** START **
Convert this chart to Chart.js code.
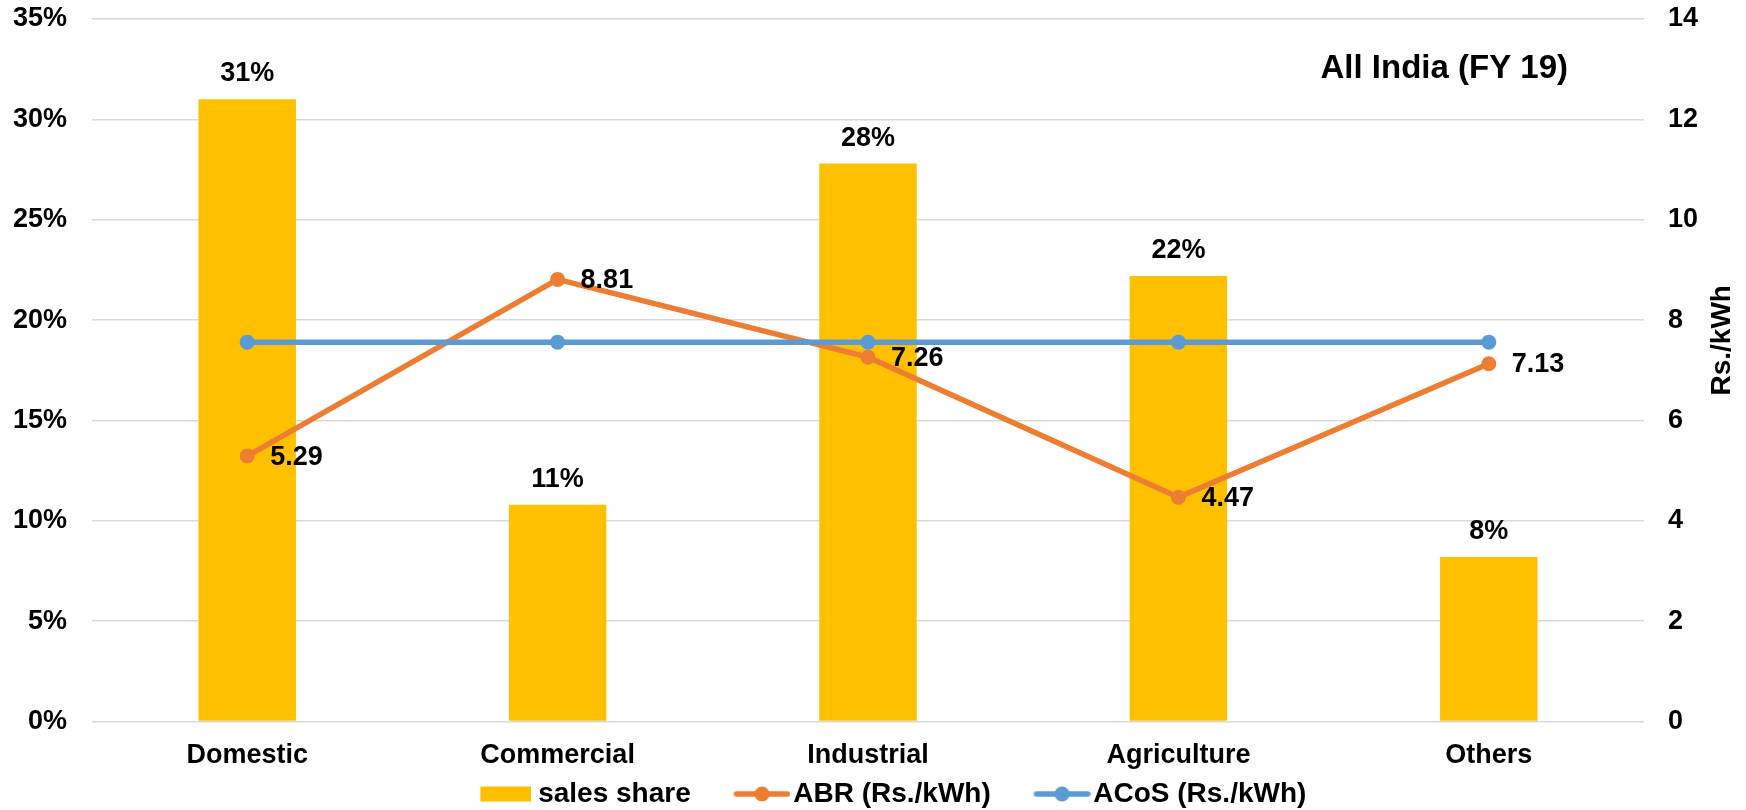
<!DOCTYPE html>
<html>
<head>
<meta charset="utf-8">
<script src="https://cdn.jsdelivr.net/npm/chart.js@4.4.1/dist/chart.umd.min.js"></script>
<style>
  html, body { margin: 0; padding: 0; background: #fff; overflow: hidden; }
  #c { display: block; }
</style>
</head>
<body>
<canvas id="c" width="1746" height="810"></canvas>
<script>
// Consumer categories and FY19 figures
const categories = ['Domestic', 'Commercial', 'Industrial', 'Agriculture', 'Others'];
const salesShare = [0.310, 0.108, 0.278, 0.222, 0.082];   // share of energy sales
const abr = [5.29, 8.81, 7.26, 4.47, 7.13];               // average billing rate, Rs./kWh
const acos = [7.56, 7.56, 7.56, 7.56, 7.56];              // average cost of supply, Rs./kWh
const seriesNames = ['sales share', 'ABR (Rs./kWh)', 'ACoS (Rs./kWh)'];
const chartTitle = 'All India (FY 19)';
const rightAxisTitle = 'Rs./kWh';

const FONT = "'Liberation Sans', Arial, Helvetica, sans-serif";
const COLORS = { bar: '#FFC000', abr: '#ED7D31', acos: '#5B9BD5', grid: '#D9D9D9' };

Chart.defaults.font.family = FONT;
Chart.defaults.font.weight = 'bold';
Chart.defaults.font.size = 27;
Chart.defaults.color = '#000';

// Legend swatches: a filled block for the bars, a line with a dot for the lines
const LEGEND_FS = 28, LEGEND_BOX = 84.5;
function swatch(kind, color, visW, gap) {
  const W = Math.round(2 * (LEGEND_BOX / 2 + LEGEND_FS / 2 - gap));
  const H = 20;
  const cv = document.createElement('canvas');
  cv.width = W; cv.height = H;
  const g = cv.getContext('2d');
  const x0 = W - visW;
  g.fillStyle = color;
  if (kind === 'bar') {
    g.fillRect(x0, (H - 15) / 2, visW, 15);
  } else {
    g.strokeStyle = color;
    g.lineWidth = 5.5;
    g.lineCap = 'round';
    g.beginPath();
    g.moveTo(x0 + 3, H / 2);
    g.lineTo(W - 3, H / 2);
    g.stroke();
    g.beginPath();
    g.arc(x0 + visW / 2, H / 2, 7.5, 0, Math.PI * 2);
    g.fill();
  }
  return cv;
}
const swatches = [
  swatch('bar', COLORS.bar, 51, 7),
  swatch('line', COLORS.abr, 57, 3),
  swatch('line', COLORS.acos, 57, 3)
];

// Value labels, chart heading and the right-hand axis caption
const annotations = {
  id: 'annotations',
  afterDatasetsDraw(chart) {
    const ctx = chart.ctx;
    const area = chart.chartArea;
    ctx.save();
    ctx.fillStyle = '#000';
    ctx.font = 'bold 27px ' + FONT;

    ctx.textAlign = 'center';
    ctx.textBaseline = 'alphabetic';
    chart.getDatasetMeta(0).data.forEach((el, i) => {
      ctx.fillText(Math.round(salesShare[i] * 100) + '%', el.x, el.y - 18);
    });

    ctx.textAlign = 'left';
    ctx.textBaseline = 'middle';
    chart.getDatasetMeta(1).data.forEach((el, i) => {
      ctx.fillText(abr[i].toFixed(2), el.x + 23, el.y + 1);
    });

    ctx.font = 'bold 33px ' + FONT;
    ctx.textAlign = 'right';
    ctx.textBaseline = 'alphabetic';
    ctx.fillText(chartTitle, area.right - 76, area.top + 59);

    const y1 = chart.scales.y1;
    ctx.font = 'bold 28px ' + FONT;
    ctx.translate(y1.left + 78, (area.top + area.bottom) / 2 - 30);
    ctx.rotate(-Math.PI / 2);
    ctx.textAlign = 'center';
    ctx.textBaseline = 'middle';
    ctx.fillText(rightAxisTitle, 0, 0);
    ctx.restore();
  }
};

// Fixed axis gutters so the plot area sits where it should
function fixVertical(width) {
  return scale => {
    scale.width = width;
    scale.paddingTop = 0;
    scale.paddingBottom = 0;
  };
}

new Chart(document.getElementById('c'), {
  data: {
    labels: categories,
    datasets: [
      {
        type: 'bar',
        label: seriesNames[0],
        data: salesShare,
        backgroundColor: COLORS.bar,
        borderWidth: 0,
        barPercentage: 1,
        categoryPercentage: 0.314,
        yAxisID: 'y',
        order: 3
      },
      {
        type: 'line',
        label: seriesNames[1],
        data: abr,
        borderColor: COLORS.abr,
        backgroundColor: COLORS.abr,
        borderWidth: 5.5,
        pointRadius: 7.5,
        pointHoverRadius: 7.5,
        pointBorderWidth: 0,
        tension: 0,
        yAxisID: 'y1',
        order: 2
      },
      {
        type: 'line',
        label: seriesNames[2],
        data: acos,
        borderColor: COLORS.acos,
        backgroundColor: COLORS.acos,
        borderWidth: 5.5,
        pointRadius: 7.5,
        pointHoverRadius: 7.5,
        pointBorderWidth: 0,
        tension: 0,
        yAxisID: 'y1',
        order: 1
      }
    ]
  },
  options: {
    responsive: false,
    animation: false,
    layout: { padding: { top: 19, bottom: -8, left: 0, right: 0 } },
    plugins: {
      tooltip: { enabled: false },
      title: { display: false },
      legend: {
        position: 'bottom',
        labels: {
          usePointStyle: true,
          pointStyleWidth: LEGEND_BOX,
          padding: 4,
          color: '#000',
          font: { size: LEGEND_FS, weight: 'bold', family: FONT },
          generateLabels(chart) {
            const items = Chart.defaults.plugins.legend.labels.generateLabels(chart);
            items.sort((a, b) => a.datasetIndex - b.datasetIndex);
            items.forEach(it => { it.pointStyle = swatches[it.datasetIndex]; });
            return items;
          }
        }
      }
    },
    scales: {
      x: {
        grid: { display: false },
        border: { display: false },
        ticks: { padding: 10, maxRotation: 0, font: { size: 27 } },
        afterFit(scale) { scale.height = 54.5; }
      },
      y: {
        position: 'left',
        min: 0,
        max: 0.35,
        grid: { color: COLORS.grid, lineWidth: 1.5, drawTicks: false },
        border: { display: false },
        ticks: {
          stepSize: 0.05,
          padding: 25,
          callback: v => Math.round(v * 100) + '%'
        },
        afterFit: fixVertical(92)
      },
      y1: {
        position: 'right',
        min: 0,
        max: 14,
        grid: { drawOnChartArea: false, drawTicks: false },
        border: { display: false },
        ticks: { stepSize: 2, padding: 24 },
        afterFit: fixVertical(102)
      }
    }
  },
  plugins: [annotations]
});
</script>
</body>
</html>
** END **
TASK TO COMPLETE: Replicate the material above verbatim; images stay out of the copy.

FULL OUTPUT:
Convert this chart to Chart.js code.
<!DOCTYPE html>
<html>
<head>
<meta charset="utf-8">
<script src="https://cdn.jsdelivr.net/npm/chart.js@4.4.1/dist/chart.umd.min.js"></script>
<style>
  html, body { margin: 0; padding: 0; background: #fff; overflow: hidden; }
  #c { display: block; }
</style>
</head>
<body>
<canvas id="c" width="1746" height="810"></canvas>
<script>
// Consumer categories and FY19 figures
const categories = ['Domestic', 'Commercial', 'Industrial', 'Agriculture', 'Others'];
const salesShare = [0.310, 0.108, 0.278, 0.222, 0.082];   // share of energy sales
const abr = [5.29, 8.81, 7.26, 4.47, 7.13];               // average billing rate, Rs./kWh
const acos = [7.56, 7.56, 7.56, 7.56, 7.56];              // average cost of supply, Rs./kWh
const seriesNames = ['sales share', 'ABR (Rs./kWh)', 'ACoS (Rs./kWh)'];
const chartTitle = 'All India (FY 19)';
const rightAxisTitle = 'Rs./kWh';

const FONT = "'Liberation Sans', Arial, Helvetica, sans-serif";
const COLORS = { bar: '#FFC000', abr: '#ED7D31', acos: '#5B9BD5', grid: '#D9D9D9' };

Chart.defaults.font.family = FONT;
Chart.defaults.font.weight = 'bold';
Chart.defaults.font.size = 27;
Chart.defaults.color = '#000';

// Legend swatches: a filled block for the bars, a line with a dot for the lines
const LEGEND_FS = 28, LEGEND_BOX = 84.5;
function swatch(kind, color, visW, gap) {
  const W = Math.round(2 * (LEGEND_BOX / 2 + LEGEND_FS / 2 - gap));
  const H = 20;
  const cv = document.createElement('canvas');
  cv.width = W; cv.height = H;
  const g = cv.getContext('2d');
  const x0 = W - visW;
  g.fillStyle = color;
  if (kind === 'bar') {
    g.fillRect(x0, (H - 15) / 2, visW, 15);
  } else {
    g.strokeStyle = color;
    g.lineWidth = 5.5;
    g.lineCap = 'round';
    g.beginPath();
    g.moveTo(x0 + 3, H / 2);
    g.lineTo(W - 3, H / 2);
    g.stroke();
    g.beginPath();
    g.arc(x0 + visW / 2, H / 2, 7.5, 0, Math.PI * 2);
    g.fill();
  }
  return cv;
}
const swatches = [
  swatch('bar', COLORS.bar, 51, 7),
  swatch('line', COLORS.abr, 57, 3),
  swatch('line', COLORS.acos, 57, 3)
];

// Value labels, chart heading and the right-hand axis caption
const annotations = {
  id: 'annotations',
  afterDatasetsDraw(chart) {
    const ctx = chart.ctx;
    const area = chart.chartArea;
    ctx.save();
    ctx.fillStyle = '#000';
    ctx.font = 'bold 27px ' + FONT;

    ctx.textAlign = 'center';
    ctx.textBaseline = 'alphabetic';
    chart.getDatasetMeta(0).data.forEach((el, i) => {
      ctx.fillText(Math.round(salesShare[i] * 100) + '%', el.x, el.y - 18);
    });

    ctx.textAlign = 'left';
    ctx.textBaseline = 'middle';
    chart.getDatasetMeta(1).data.forEach((el, i) => {
      ctx.fillText(abr[i].toFixed(2), el.x + 23, el.y + 1);
    });

    ctx.font = 'bold 33px ' + FONT;
    ctx.textAlign = 'right';
    ctx.textBaseline = 'alphabetic';
    ctx.fillText(chartTitle, area.right - 76, area.top + 59);

    const y1 = chart.scales.y1;
    ctx.font = 'bold 28px ' + FONT;
    ctx.translate(y1.left + 78, (area.top + area.bottom) / 2 - 30);
    ctx.rotate(-Math.PI / 2);
    ctx.textAlign = 'center';
    ctx.textBaseline = 'middle';
    ctx.fillText(rightAxisTitle, 0, 0);
    ctx.restore();
  }
};

// Fixed axis gutters so the plot area sits where it should
function fixVertical(width) {
  return scale => {
    scale.width = width;
    scale.paddingTop = 0;
    scale.paddingBottom = 0;
  };
}

new Chart(document.getElementById('c'), {
  data: {
    labels: categories,
    datasets: [
      {
        type: 'bar',
        label: seriesNames[0],
        data: salesShare,
        backgroundColor: COLORS.bar,
        borderWidth: 0,
        barPercentage: 1,
        categoryPercentage: 0.314,
        yAxisID: 'y',
        order: 3
      },
      {
        type: 'line',
        label: seriesNames[1],
        data: abr,
        borderColor: COLORS.abr,
        backgroundColor: COLORS.abr,
        borderWidth: 5.5,
        pointRadius: 7.5,
        pointHoverRadius: 7.5,
        pointBorderWidth: 0,
        tension: 0,
        yAxisID: 'y1',
        order: 2
      },
      {
        type: 'line',
        label: seriesNames[2],
        data: acos,
        borderColor: COLORS.acos,
        backgroundColor: COLORS.acos,
        borderWidth: 5.5,
        pointRadius: 7.5,
        pointHoverRadius: 7.5,
        pointBorderWidth: 0,
        tension: 0,
        yAxisID: 'y1',
        order: 1
      }
    ]
  },
  options: {
    responsive: false,
    animation: false,
    layout: { padding: { top: 19, bottom: -8, left: 0, right: 0 } },
    plugins: {
      tooltip: { enabled: false },
      title: { display: false },
      legend: {
        position: 'bottom',
        labels: {
          usePointStyle: true,
          pointStyleWidth: LEGEND_BOX,
          padding: 4,
          color: '#000',
          font: { size: LEGEND_FS, weight: 'bold', family: FONT },
          generateLabels(chart) {
            const items = Chart.defaults.plugins.legend.labels.generateLabels(chart);
            items.sort((a, b) => a.datasetIndex - b.datasetIndex);
            items.forEach(it => { it.pointStyle = swatches[it.datasetIndex]; });
            return items;
          }
        }
      }
    },
    scales: {
      x: {
        grid: { display: false },
        border: { display: false },
        ticks: { padding: 10, maxRotation: 0, font: { size: 27 } },
        afterFit(scale) { scale.height = 54.5; }
      },
      y: {
        position: 'left',
        min: 0,
        max: 0.35,
        grid: { color: COLORS.grid, lineWidth: 1.5, drawTicks: false },
        border: { display: false },
        ticks: {
          stepSize: 0.05,
          padding: 25,
          callback: v => Math.round(v * 100) + '%'
        },
        afterFit: fixVertical(92)
      },
      y1: {
        position: 'right',
        min: 0,
        max: 14,
        grid: { drawOnChartArea: false, drawTicks: false },
        border: { display: false },
        ticks: { stepSize: 2, padding: 24 },
        afterFit: fixVertical(102)
      }
    }
  },
  plugins: [annotations]
});
</script>
</body>
</html>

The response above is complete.